The Madonna and Child with the Infant St John the Baptist

Details
GIOVANNI DOMENICO TIEPOLO (VENICE 1727-1804)
The Madonna and Child with the Infant St John the Baptist
oil on canvas
34 7/8 x 27 ½ in. (88.5 x 70 cm.)
Provenance
(Possibly) Wittelsbach collection, Starnberg Castle, until transferred to the Bavarian State, by circa 1803.
Museumsverein für das Würmgaumuseum, later Starnberger Museumsverein, Starnberg, by circa 1914, from whom taken on commission 18 August 1938 by the following,
with Julius Böhler, Munich, by whom sold on 14 July 1950 to the following,
with Paul Cassirer, Amsterdam, 1950, where acquired, and by descent to the present owners.

Brought to you by

Clementine Sinclair
Clementine Sinclair Specialist, Head of Evening Sale

Lot Essay

Intimate in scale and freely painted, this canvas forms part of a group of compositions that Giandomenico Tiepolo painted in his early maturity during the 1760s and ‘70s.
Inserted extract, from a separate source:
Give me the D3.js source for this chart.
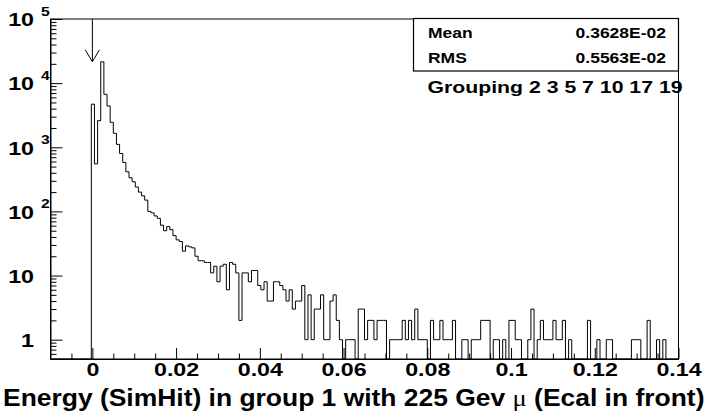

He was trained by his father, Giambattista, and acted as his key assistant during his formative years, playing a significant role in the highly successful Tiepolo workshop in Venice. A highly talented draughtsman, Giandomenico developed into an outstanding artist in his own right.
It is possible that this Madonna and Child with the Infant Saint John the Baptist was painted in Spain, where Giandomenico was working with his father between 1762 and 1770. The latter had been summoned to Madrid by King Charles III to paint the throne room ceiling frescoes in the Palacio Real, and then stayed to complete, among other works, the extraordinary seven altarpieces for the Franciscan church of San Pascual in Aranjuez (of which four survive intact, now in the Museo del Prado, Madrid). Giambattista died in March 1770, just before the installation of the pictures, when Giandomenico returned to Venice, where he was to continue the tradition of monumental Venetian painting, executing the Glorification of the Giustiniani Family on the ceiling of the Sala del Maggior Consiglio in the Doge's Palace (now lost). Giandomenico executed several other canvases showing the Madonna and Child on a similar scale to the present painting. Mariuz lists five (A. Mariuz, Giandomenico Tiepolo, Venice, 1971, figs. 292-296), although none that include the young Saint John, and he compares the representations of the Child in these pictures to the putti in Giandomenico’s large altarpiece Three Angels appearing to Abraham (Venice, Gallerie dell’Accademia). There has been debate over the attribution of some of the compositions in this group, with Giambattista’s authorship favoured in some instances. The attribution to Giandomenico of the present canvas was first proposed in 2000 by George Knox, and was later endorsed by Keith Christiansen, on the basis of digital images.